The problem in this case isn’t that Romney is inventing differences that don’t exist, but that the differences that Romney insists on having over Russia policy have put him in a ridiculous position of having to pretend that Russia is our preeminent foe. Much like that claim, the arguments for his preferred Russia policy have little or no merit. What really makes Romney look “like an idiot,” as Brooks says, is that he keeps repeating those arguments in spite of the fact that they have so little merit. Of course, he keeps repeating them because this is what Republican hawks say about Russia policy all the time, and he is echoing what they say.

Rogin describes Romney’s characterization of the “reset” as an abject failure as a “far more defensible critique” than the “number one geopolitical foe” claim. I suppose a lot of things would be “far more defensible” than pure nonsense, but that isn’t saying much. Romney’s “abject failure” claim is defensible only if we pretend that Romney’s definition of failure is the opposite of the word’s normal meaning. The “reset” was not intended to eliminate all disagreements with Russia, it was never going to change Russia’s internal political and legal systems, and it wasn’t going to transform the Russian government’s understanding of Russian interests so that they always coincide with our interests.
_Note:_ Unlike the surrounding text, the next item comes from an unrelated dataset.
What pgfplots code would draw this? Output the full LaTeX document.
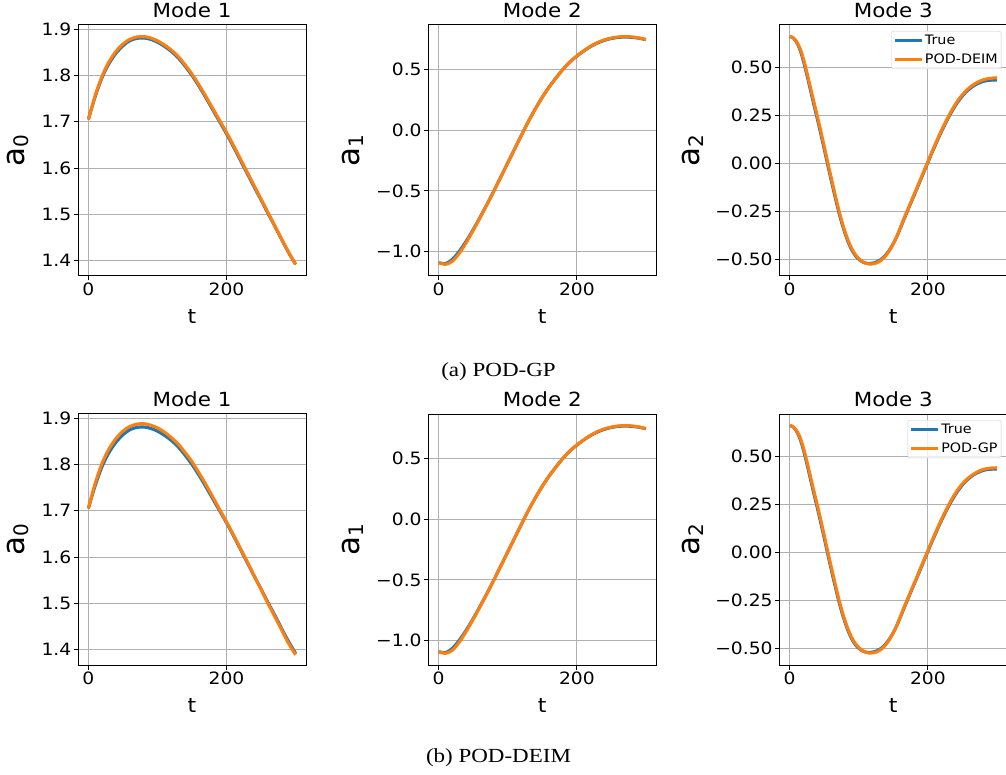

The policy sought cooperation on a limited number of issues where the U.S. and Russia have common interests, and on the whole it has been successful in securing some Russian cooperation on certain issues at very little cost to America, and it has generally contributed to reduced tensions and improved relations overall. In other words, it did almost exactly what it was supposed to do. Romney’s “abject failure” description of Russia policy is defensible in the same way that it would be defensible to denounce Bush’s largely successful India policy as a complete disaster because it didn’t compel India to hold a plebiscite in Kashmir (i.e., to do something that its government doesn’t want to do and would never do under foreign pressure). In other words, it isn’t defensible at all.